One method for measuring genomic aberrations is
Comparative
Genomic
Hybridization (CGH). CGH is a molecular-cytogenetic analysis method for
detecting regions with genomic imbalances (gains or losses of DNA
segments). Raw data from CGH experiments is expressed as the ratio of
normalized fluorescence of tumor and reference DNA. Normalized CGH
ratio data surpassing predefined thresholds is considered indicative
for genomic gains or losses, respectively. The chromosomal CGH results
are annotated in a reverse in-situ karyotype format describing
imbalanced genomic regions with reference to their chromosomal
location. CGH data of an individual tumor can be considered as an
ordered list of status values, where each value corresponds to a
genomic interval (e.g., a single chromosomal band).The status can be
expressed as a real number (positive, negative, or zero for gain, loss,
or no aberration respectively). A large repository of CGH data is
available at Progenetix.
A key feature of the CGH data is that consecutive values
are
highly correlated. Here is a summary of our research in this area:
We investigated novel distance measures for mining
of such
high dimensional applications. We developed three pairwise
distance/similarity measures, namely raw, cosine, and sim [Liu06a]. The
first one ignores the correlation, while the latter two can effectively
leverage this correlation. We tested our distance/similarity measures
on Cytogenetic (CGH) aberration data. Our results show that Sim
consistently performs better than the remaining measures since it can
effectively utilize the consecutive correlations in the underlying
dataset.
We also developed a dynamic programming algorithm to
identify
a small set of important consecutive intervals called markers.

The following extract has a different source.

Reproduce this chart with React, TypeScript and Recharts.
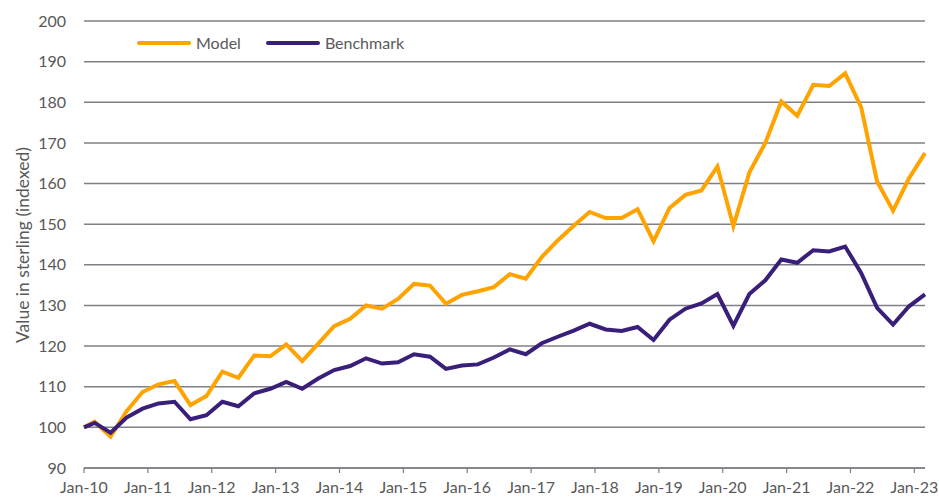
import { LineChart, Line, XAxis, YAxis, CartesianGrid, Legend } from "recharts";

// months since Jan-10 for each quarter-end observation
const MONTHS = [
  0, 2, 5, 8, 11, 14, 17, 20, 23, 26, 29, 32, 35, 38, 41, 44, 47, 50, 53, 56,
  59, 62, 65, 68, 71, 74, 77, 80, 83, 86, 89, 92, 95, 98, 101, 104, 107, 110,
  113, 116, 119, 122, 125, 128, 131, 134, 137, 140, 143, 146, 149, 152, 155, 158,
];

const MODEL = [
  100, 101.4, 97.7, 104, 108.7, 110.6, 111.4, 105.5, 107.7, 113.7, 112.2, 117.7,
  117.5, 120.4, 116.3, 120.6, 124.9, 126.7, 130, 129.2, 131.6, 135.3, 134.9,
  130.4, 132.6, 133.5, 134.5, 137.7, 136.6, 141.9, 146, 149.6, 153, 151.5,
  151.5, 153.7, 145.8, 154, 157.2, 158.3, 164.2, 149.5, 162.7, 170, 180.2,
  176.7, 184.3, 184, 187.1, 178.8, 160.5, 153.3, 161.3, 167.5,
];

const BENCHMARK = [
  100, 101.1, 98.7, 102.4, 104.6, 105.9, 106.3, 102, 103, 106.3, 105.2, 108.4,
  109.5, 111.2, 109.5, 112, 114.1, 115.1, 117, 115.7, 116, 118, 117.4, 114.4,
  115.2, 115.5, 117.2, 119.2, 118, 120.7, 122.3, 123.8, 125.5, 124.1, 123.7,
  124.7, 121.5, 126.5, 129.2, 130.5, 132.8, 125, 132.8, 136.2, 141.3, 140.5,
  143.6, 143.3, 144.5, 138, 129.4, 125.3, 129.8, 132.7,
];

const X_TICKS = [0, 12, 24, 36, 48, 60, 72, 84, 96, 108, 120, 132, 144, 156];
const X_LABELS = [
  "Jan-10", "Jan-11", "Jan-12", "Jan-13", "Jan-14", "Jan-15", "Jan-16",
  "Jan-17", "Jan-18", "Jan-19", "Jan-20", "Jan-21", "Jan-22", "Jan-23",
];
const Y_TICKS = [90, 100, 110, 120, 130, 140, 150, 160, 170, 180, 190, 200];
const SERIES_ORDER = ["Model", "Benchmark"];

const data = MONTHS.map((m, i) => ({
  m,
  model: MODEL[i],
  benchmark: BENCHMARK[i],
}));

const FONT = "Lato, 'Open Sans', sans-serif";
const TEXT = "#595959";
const GRID = "#7f7f86";

function LegendBox(props: any) {
  const items = [...(props.payload || [])].sort(
    (a: any, b: any) => SERIES_ORDER.indexOf(a.value) - SERIES_ORDER.indexOf(b.value)
  );
  return (
    <div
      style={{
        display: "flex",
        fontFamily: FONT,
        fontSize: 16,
        color: TEXT,
        lineHeight: "20px",
      }}
    >
      {items.map((p: any) => (
        <div
          key={p.value}
          style={{ display: "flex", alignItems: "center", marginRight: 25 }}
        >
          <svg width={54} height={6} style={{ marginRight: 5 }}>
            <line
              x1={2}
              y1={3}
              x2={52}
              y2={3}
              stroke={p.color}
              strokeWidth={4}
              strokeLinecap="round"
            />
          </svg>
          <span>{p.value}</span>
        </div>
      ))}
    </div>
  );
}

export default function App() {
  return (
    <div style={{ position: "absolute", left: 0, top: 0, background: "#fff" }}>
      <LineChart
        width={939}
        height={500}
        data={data}
        margin={{ top: 21, right: 14, bottom: 0, left: 0 }}
      >
        <CartesianGrid
          vertical={false}
          stroke={GRID}
          strokeWidth={1.5}
          strokeDasharray=""
        />
        <XAxis
          dataKey="m"
          type="number"
          domain={[0, 158]}
          ticks={X_TICKS}
          tickFormatter={(v: number) => X_LABELS[X_TICKS.indexOf(v)]}
          interval={0}
          axisLine={{ stroke: GRID, strokeWidth: 1.5 }}
          tickLine={{ stroke: GRID, strokeWidth: 1.2 }}
          tickSize={5}
          tickMargin={9}
          tick={{ fill: TEXT, fontSize: 16, fontFamily: FONT }}
          height={32}
        />
        <YAxis
          domain={[90, 200]}
          ticks={Y_TICKS}
          interval={0}
          width={84}
          axisLine={false}
          tickLine={false}
          tickMargin={12}
          tick={{ fill: TEXT, fontSize: 16, fontFamily: FONT }}
          label={{
            content: () => (
              <text
                x={22}
                y={245}
                transform="rotate(-90 22 245)"
                textAnchor="middle"
                dominantBaseline="central"
                fill={TEXT}
                fontSize={17.5}
                fontFamily={FONT}
              >
                Value in sterling (indexed)
              </text>
            ),
          }}
        />
        <Legend
          verticalAlign="middle"
          align="center"
          layout="horizontal"
          content={<LegendBox />}
          wrapperStyle={{ top: 33, left: 137, width: "auto", height: 20 }}
        />
        <Line
          dataKey="model"
          name="Model"
          stroke="#FFA300"
          strokeWidth={4}
          dot={false}
          isAnimationActive={false}
          strokeLinejoin="miter"
        />
        <Line
          dataKey="benchmark"
          name="Benchmark"
          stroke="#3a1f7a"
          strokeWidth={4}
          dot={false}
          isAnimationActive={false}
          strokeLinejoin="miter"
        />
      </LineChart>
    </div>
  );
}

This was
used to develop two novel clustering strategies using these markers.
Our results demonstrate that the markers we found represent the
aberration patterns of CGH data very well and they improve the quality
of clustering significantly [Liu06b].
We consider the problem of feature selection for
multiclass
CGH data. We have developed several methods for feature selection
techniques that are based on support vector machines. These results
show that the accuracy of classification that can be achieved by only
using only 15% of the features is comparable or better than using all
the features.
Figure 1.
Plot of
dissimilarDS, a CGH dataset containing 680 samples that belong to four
cancer types. Samples are grouped by cancer types. Each sample contains
862 dimensions. The gain and loss of copy numbers are plotted in green
and red, respectively.
Figure 2.
Plot of
four markers found
in 121 CGH samples of Retinoblastoma, NOS(ICD-O 9510/3). Each sample
contains 862 dimensions. The gain and loss of copy numbers are plotted
in green and red, respectively.
Publications:
Jun Liu, Sanjay Ranka, Tamer Kahveci, Feature selection algorithms for CGH data, submitted to ISMB 2007. (PDF)
Jun Liu, Sanjay Ranka, Tamer Kahveci, Markers
improve
clustering of CGH data, Bioinformatics, page btl624, 2006. (PubMed)
(Bioinformatics)
Jun Liu, Jaaved Mohammed, James Carter, Sanjay
Ranka,
Tamer
Kahveci, Michael Baudis, Distance-based Clustering of CGH Data,
Bioinformatics, 22:16, pages 1971-1978, 2006. (PubMed)
(Bioinformatics)
Sponsor:
This material is based upon work supported by the
National
Science Foundation under Grant No. 0325459. Any opinions, findings, and
conclusions or recommendations
expressed in this material are those of the author(s) and do not
necessarily reflect the views of the National Science Foundation.
Software:
We are currently in the process of developing a
software
package
that incorporates these algorithms. The software package will be
available as a web service starting Feb 28, 2007.